La délégitimation de l'opposition, un énième épisode de dérive illibérale

Cette nouvelle dérive illibérale du gouvernement s'avère être beaucoup plus cynique et malhonnête que les attaques frontales et explicites qu'ont subies la justice et le parlement en ce début d'année. Car s'il est courant chez Sanchez et Iglesias d'assimiler toute opposition politique à l'extrême-droite, on imagine très facilement comment cette commission pourrait discréditer toute critique sociale, dans les médias et sur les réseaux sociaux, en l'attribuant à l'extrême-droite.
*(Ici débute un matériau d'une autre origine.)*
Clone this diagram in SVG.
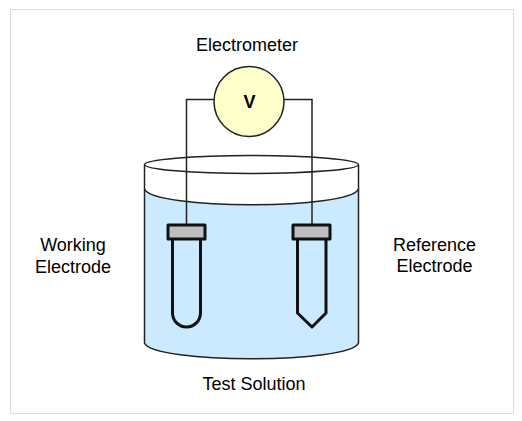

Il est donc clair que les intentions sont politiques avant d'être juridiques : les mesures prises par la commission permettront de diaboliser toute contestation de l'action du gouvernement.

Ces procédés sont d'autant plus alarmants que le mois dernier, Pablo Iglesias déclarait au parlement, s'adressant aux députés du PP, qu'ils avaient « condamné leur propre futur en marchant dans le sillon de l'extrême droite. Vous ne ferez plus jamais partie du Conseil des Ministres de ce pays. [...] Vous savez que vous n'allez plus gouverner. Ni dans quelques mois ni dans quatre ans. Et vous savez pourquoi : parce que vos idées ont été vaincues socialement ».

La malédiction ainsi lancée par Iglesias nous fait penser à un discours d'Hugo Chavez, tenu en 2010 face à son opposant Enrique Capriles : « Nous devons vous en empêcher. Il est impossible que vous gouverniez encore dans ce nouveau Venezuela. Vous ne récupérerez pas le pouvoir, quoique vous fassiez. C'est Hugo Chavez qui vous le jure. Je serai au premier rang de cette bataille ».